§ **WRITTEN INSTRUCTION**:
Write out each line word for word. Drop pictures.

● ● ● ●

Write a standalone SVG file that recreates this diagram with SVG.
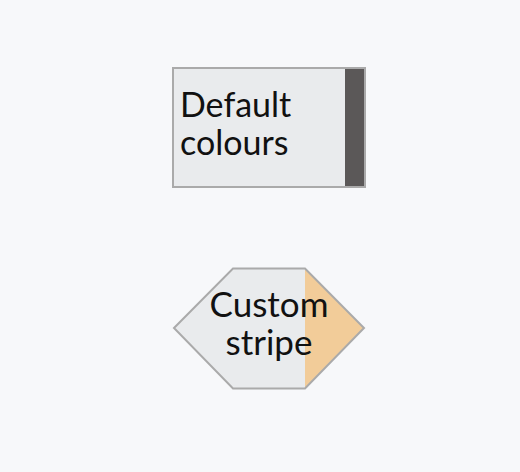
<svg xmlns="http://www.w3.org/2000/svg" width="520" height="472" viewBox="0 0 520 472">
<style>
.frame{fill:#e9ebed;stroke:#aaaaaa;stroke-width:2}
.lbl{font-family:Lato,"Open Sans","Liberation Sans",sans-serif;font-size:34px;fill:#111}
</style>
<rect width="520" height="472" fill="#f7f8fa"/>
<g id="connectors"/>
<g id="node-default">
<rect class="frame" x="173" y="68" width="192" height="119"/>
<rect x="345" y="69" width="19" height="117" fill="#5b5858"/>
<text class="lbl" x="180" y="117">Default</text>
<text class="lbl" x="180" y="155">colours</text>
</g>
<g id="node-custom">
<polygon points="174,328 233,269 305,269 305,388 233,388" fill="#e9ebed"/>
<polygon points="305,269 364,328 305,388" fill="#f2cc99"/>
<polygon points="174,328 233,268.5 305,268.5 364,328 305,388.5 233,388.5" fill="none" stroke="#aaaaaa" stroke-width="2"/>
<text class="lbl" x="269" y="317" text-anchor="middle" style="font-size:35px">Custom</text>
<text class="lbl" x="269" y="355" text-anchor="middle" style="font-size:35px">stripe</text>
</g>
</svg>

● ● ● ●

§ **RESULT OF THIS TASK**:
Write a standalone SVG file that recreates this diagram with SVG.
<svg xmlns="http://www.w3.org/2000/svg" width="520" height="472" viewBox="0 0 520 472">
<style>
.frame{fill:#e9ebed;stroke:#aaaaaa;stroke-width:2}
.lbl{font-family:Lato,"Open Sans","Liberation Sans",sans-serif;font-size:34px;fill:#111}
</style>
<rect width="520" height="472" fill="#f7f8fa"/>
<g id="connectors"/>
<g id="node-default">
<rect class="frame" x="173" y="68" width="192" height="119"/>
<rect x="345" y="69" width="19" height="117" fill="#5b5858"/>
<text class="lbl" x="180" y="117">Default</text>
<text class="lbl" x="180" y="155">colours</text>
</g>
<g id="node-custom">
<polygon points="174,328 233,269 305,269 305,388 233,388" fill="#e9ebed"/>
<polygon points="305,269 364,328 305,388" fill="#f2cc99"/>
<polygon points="174,328 233,268.5 305,268.5 364,328 305,388.5 233,388.5" fill="none" stroke="#aaaaaa" stroke-width="2"/>
<text class="lbl" x="269" y="317" text-anchor="middle" style="font-size:35px">Custom</text>
<text class="lbl" x="269" y="355" text-anchor="middle" style="font-size:35px">stripe</text>
</g>
</svg>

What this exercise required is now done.